◆ Given instruction ◆
Copy out the material below in full, but not its images.
+++
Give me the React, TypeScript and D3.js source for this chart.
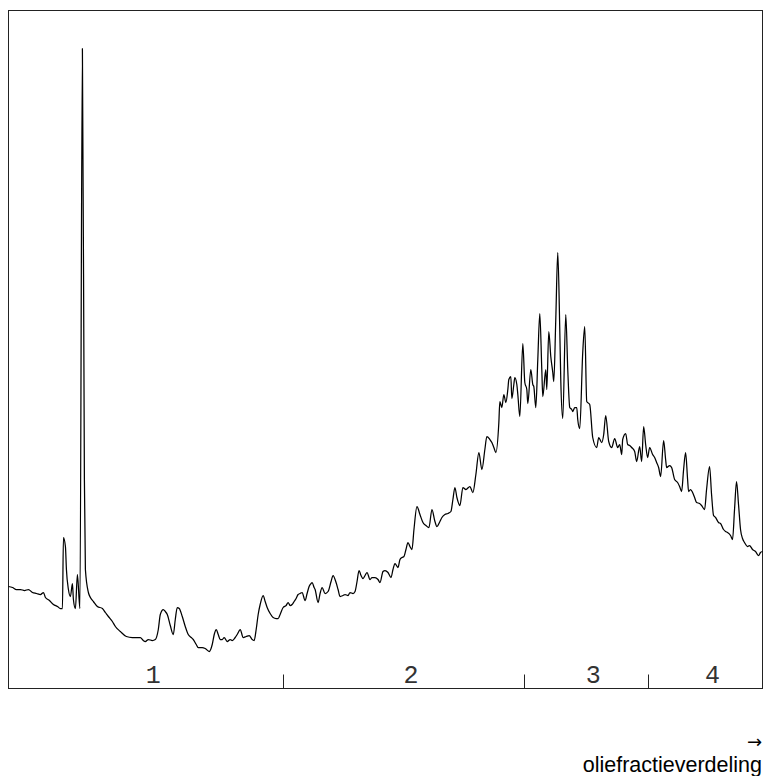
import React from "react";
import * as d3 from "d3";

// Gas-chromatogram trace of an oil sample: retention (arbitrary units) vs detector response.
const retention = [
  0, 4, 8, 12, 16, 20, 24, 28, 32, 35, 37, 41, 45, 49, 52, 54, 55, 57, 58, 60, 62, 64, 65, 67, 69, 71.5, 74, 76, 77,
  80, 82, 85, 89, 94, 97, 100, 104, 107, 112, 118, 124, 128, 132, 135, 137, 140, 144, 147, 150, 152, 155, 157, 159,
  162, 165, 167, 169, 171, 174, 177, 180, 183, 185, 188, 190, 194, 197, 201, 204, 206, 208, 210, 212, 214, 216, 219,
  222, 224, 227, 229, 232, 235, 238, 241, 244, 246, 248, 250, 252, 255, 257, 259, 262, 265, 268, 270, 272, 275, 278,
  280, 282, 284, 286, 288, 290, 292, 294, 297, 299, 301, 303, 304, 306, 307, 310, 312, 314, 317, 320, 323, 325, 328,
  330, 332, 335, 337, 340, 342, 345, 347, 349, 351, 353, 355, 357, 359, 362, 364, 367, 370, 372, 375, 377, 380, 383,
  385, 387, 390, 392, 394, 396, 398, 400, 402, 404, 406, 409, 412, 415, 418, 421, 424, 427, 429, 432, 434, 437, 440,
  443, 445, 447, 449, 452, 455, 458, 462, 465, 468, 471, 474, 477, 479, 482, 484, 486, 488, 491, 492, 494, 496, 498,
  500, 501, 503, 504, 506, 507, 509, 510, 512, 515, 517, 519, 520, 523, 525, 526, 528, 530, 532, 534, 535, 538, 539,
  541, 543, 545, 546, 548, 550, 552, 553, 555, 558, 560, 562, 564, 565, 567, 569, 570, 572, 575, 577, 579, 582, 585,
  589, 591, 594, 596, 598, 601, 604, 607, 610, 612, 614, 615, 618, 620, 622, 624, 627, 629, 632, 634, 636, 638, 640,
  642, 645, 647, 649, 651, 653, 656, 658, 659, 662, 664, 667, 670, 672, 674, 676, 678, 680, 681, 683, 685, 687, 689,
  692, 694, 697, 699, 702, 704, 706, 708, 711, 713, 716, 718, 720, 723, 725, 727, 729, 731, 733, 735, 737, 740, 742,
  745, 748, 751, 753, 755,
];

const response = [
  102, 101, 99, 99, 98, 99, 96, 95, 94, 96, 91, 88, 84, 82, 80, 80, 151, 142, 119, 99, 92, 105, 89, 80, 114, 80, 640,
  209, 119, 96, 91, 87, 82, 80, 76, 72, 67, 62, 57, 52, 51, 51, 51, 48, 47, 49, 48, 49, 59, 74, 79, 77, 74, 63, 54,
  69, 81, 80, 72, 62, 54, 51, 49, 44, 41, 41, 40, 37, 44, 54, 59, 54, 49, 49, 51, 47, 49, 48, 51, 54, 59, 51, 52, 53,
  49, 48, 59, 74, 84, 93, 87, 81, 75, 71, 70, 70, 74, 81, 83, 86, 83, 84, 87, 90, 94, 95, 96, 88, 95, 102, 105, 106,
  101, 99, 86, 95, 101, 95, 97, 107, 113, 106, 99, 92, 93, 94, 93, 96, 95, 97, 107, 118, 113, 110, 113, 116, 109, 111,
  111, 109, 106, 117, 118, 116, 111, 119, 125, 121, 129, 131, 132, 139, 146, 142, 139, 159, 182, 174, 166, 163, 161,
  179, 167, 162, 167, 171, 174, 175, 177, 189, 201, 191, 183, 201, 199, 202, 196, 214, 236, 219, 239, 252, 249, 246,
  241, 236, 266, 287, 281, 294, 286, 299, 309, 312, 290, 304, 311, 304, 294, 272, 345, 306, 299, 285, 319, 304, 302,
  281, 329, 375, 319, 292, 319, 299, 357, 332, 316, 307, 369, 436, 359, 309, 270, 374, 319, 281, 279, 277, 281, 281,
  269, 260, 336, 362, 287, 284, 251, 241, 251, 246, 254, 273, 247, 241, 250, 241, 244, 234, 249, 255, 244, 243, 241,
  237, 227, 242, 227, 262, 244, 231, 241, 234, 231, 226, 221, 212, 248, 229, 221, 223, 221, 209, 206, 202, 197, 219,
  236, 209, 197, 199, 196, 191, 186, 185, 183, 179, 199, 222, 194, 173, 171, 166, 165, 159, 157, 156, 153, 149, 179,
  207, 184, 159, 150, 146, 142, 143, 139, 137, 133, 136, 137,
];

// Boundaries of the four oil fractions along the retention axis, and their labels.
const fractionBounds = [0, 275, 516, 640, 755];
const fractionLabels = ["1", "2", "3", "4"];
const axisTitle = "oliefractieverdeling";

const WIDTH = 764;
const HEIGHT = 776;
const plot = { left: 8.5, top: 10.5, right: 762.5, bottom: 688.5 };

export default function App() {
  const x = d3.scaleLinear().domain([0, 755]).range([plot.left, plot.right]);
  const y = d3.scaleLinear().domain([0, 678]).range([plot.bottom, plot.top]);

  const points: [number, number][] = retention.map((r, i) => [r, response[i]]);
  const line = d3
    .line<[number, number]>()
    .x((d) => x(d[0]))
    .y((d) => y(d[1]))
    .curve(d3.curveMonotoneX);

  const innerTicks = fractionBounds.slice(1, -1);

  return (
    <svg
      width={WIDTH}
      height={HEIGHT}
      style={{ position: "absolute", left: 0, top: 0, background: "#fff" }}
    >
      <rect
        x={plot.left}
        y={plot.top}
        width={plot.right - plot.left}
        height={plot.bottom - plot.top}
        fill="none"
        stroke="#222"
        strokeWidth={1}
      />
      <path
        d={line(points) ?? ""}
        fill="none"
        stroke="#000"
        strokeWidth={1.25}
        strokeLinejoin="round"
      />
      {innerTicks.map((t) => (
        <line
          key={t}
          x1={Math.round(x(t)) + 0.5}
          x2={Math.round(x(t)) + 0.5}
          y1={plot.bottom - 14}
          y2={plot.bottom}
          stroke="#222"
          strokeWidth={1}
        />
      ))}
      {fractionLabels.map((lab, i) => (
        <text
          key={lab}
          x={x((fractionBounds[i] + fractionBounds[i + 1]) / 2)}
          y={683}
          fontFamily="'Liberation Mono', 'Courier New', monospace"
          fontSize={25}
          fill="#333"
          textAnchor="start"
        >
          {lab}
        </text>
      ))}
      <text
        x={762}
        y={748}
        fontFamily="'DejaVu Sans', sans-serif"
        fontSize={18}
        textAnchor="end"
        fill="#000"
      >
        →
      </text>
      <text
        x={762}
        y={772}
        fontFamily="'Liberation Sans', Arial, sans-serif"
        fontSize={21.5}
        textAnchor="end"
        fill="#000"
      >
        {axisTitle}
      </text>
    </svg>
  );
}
+++
◆ Answer to this problem ◆
Give me the React, TypeScript and D3.js source for this chart.
import React from "react";
import * as d3 from "d3";

// Gas-chromatogram trace of an oil sample: retention (arbitrary units) vs detector response.
const retention = [
  0, 4, 8, 12, 16, 20, 24, 28, 32, 35, 37, 41, 45, 49, 52, 54, 55, 57, 58, 60, 62, 64, 65, 67, 69, 71.5, 74, 76, 77,
  80, 82, 85, 89, 94, 97, 100, 104, 107, 112, 118, 124, 128, 132, 135, 137, 140, 144, 147, 150, 152, 155, 157, 159,
  162, 165, 167, 169, 171, 174, 177, 180, 183, 185, 188, 190, 194, 197, 201, 204, 206, 208, 210, 212, 214, 216, 219,
  222, 224, 227, 229, 232, 235, 238, 241, 244, 246, 248, 250, 252, 255, 257, 259, 262, 265, 268, 270, 272, 275, 278,
  280, 282, 284, 286, 288, 290, 292, 294, 297, 299, 301, 303, 304, 306, 307, 310, 312, 314, 317, 320, 323, 325, 328,
  330, 332, 335, 337, 340, 342, 345, 347, 349, 351, 353, 355, 357, 359, 362, 364, 367, 370, 372, 375, 377, 380, 383,
  385, 387, 390, 392, 394, 396, 398, 400, 402, 404, 406, 409, 412, 415, 418, 421, 424, 427, 429, 432, 434, 437, 440,
  443, 445, 447, 449, 452, 455, 458, 462, 465, 468, 471, 474, 477, 479, 482, 484, 486, 488, 491, 492, 494, 496, 498,
  500, 501, 503, 504, 506, 507, 509, 510, 512, 515, 517, 519, 520, 523, 525, 526, 528, 530, 532, 534, 535, 538, 539,
  541, 543, 545, 546, 548, 550, 552, 553, 555, 558, 560, 562, 564, 565, 567, 569, 570, 572, 575, 577, 579, 582, 585,
  589, 591, 594, 596, 598, 601, 604, 607, 610, 612, 614, 615, 618, 620, 622, 624, 627, 629, 632, 634, 636, 638, 640,
  642, 645, 647, 649, 651, 653, 656, 658, 659, 662, 664, 667, 670, 672, 674, 676, 678, 680, 681, 683, 685, 687, 689,
  692, 694, 697, 699, 702, 704, 706, 708, 711, 713, 716, 718, 720, 723, 725, 727, 729, 731, 733, 735, 737, 740, 742,
  745, 748, 751, 753, 755,
];

const response = [
  102, 101, 99, 99, 98, 99, 96, 95, 94, 96, 91, 88, 84, 82, 80, 80, 151, 142, 119, 99, 92, 105, 89, 80, 114, 80, 640,
  209, 119, 96, 91, 87, 82, 80, 76, 72, 67, 62, 57, 52, 51, 51, 51, 48, 47, 49, 48, 49, 59, 74, 79, 77, 74, 63, 54,
  69, 81, 80, 72, 62, 54, 51, 49, 44, 41, 41, 40, 37, 44, 54, 59, 54, 49, 49, 51, 47, 49, 48, 51, 54, 59, 51, 52, 53,
  49, 48, 59, 74, 84, 93, 87, 81, 75, 71, 70, 70, 74, 81, 83, 86, 83, 84, 87, 90, 94, 95, 96, 88, 95, 102, 105, 106,
  101, 99, 86, 95, 101, 95, 97, 107, 113, 106, 99, 92, 93, 94, 93, 96, 95, 97, 107, 118, 113, 110, 113, 116, 109, 111,
  111, 109, 106, 117, 118, 116, 111, 119, 125, 121, 129, 131, 132, 139, 146, 142, 139, 159, 182, 174, 166, 163, 161,
  179, 167, 162, 167, 171, 174, 175, 177, 189, 201, 191, 183, 201, 199, 202, 196, 214, 236, 219, 239, 252, 249, 246,
  241, 236, 266, 287, 281, 294, 286, 299, 309, 312, 290, 304, 311, 304, 294, 272, 345, 306, 299, 285, 319, 304, 302,
  281, 329, 375, 319, 292, 319, 299, 357, 332, 316, 307, 369, 436, 359, 309, 270, 374, 319, 281, 279, 277, 281, 281,
  269, 260, 336, 362, 287, 284, 251, 241, 251, 246, 254, 273, 247, 241, 250, 241, 244, 234, 249, 255, 244, 243, 241,
  237, 227, 242, 227, 262, 244, 231, 241, 234, 231, 226, 221, 212, 248, 229, 221, 223, 221, 209, 206, 202, 197, 219,
  236, 209, 197, 199, 196, 191, 186, 185, 183, 179, 199, 222, 194, 173, 171, 166, 165, 159, 157, 156, 153, 149, 179,
  207, 184, 159, 150, 146, 142, 143, 139, 137, 133, 136, 137,
];

// Boundaries of the four oil fractions along the retention axis, and their labels.
const fractionBounds = [0, 275, 516, 640, 755];
const fractionLabels = ["1", "2", "3", "4"];
const axisTitle = "oliefractieverdeling";

const WIDTH = 764;
const HEIGHT = 776;
const plot = { left: 8.5, top: 10.5, right: 762.5, bottom: 688.5 };

export default function App() {
  const x = d3.scaleLinear().domain([0, 755]).range([plot.left, plot.right]);
  const y = d3.scaleLinear().domain([0, 678]).range([plot.bottom, plot.top]);

  const points: [number, number][] = retention.map((r, i) => [r, response[i]]);
  const line = d3
    .line<[number, number]>()
    .x((d) => x(d[0]))
    .y((d) => y(d[1]))
    .curve(d3.curveMonotoneX);

  const innerTicks = fractionBounds.slice(1, -1);

  return (
    <svg
      width={WIDTH}
      height={HEIGHT}
      style={{ position: "absolute", left: 0, top: 0, background: "#fff" }}
    >
      <rect
        x={plot.left}
        y={plot.top}
        width={plot.right - plot.left}
        height={plot.bottom - plot.top}
        fill="none"
        stroke="#222"
        strokeWidth={1}
      />
      <path
        d={line(points) ?? ""}
        fill="none"
        stroke="#000"
        strokeWidth={1.25}
        strokeLinejoin="round"
      />
      {innerTicks.map((t) => (
        <line
          key={t}
          x1={Math.round(x(t)) + 0.5}
          x2={Math.round(x(t)) + 0.5}
          y1={plot.bottom - 14}
          y2={plot.bottom}
          stroke="#222"
          strokeWidth={1}
        />
      ))}
      {fractionLabels.map((lab, i) => (
        <text
          key={lab}
          x={x((fractionBounds[i] + fractionBounds[i + 1]) / 2)}
          y={683}
          fontFamily="'Liberation Mono', 'Courier New', monospace"
          fontSize={25}
          fill="#333"
          textAnchor="start"
        >
          {lab}
        </text>
      ))}
      <text
        x={762}
        y={748}
        fontFamily="'DejaVu Sans', sans-serif"
        fontSize={18}
        textAnchor="end"
        fill="#000"
      >
        →
      </text>
      <text
        x={762}
        y={772}
        fontFamily="'Liberation Sans', Arial, sans-serif"
        fontSize={21.5}
        textAnchor="end"
        fill="#000"
      >
        {axisTitle}
      </text>
    </svg>
  );
}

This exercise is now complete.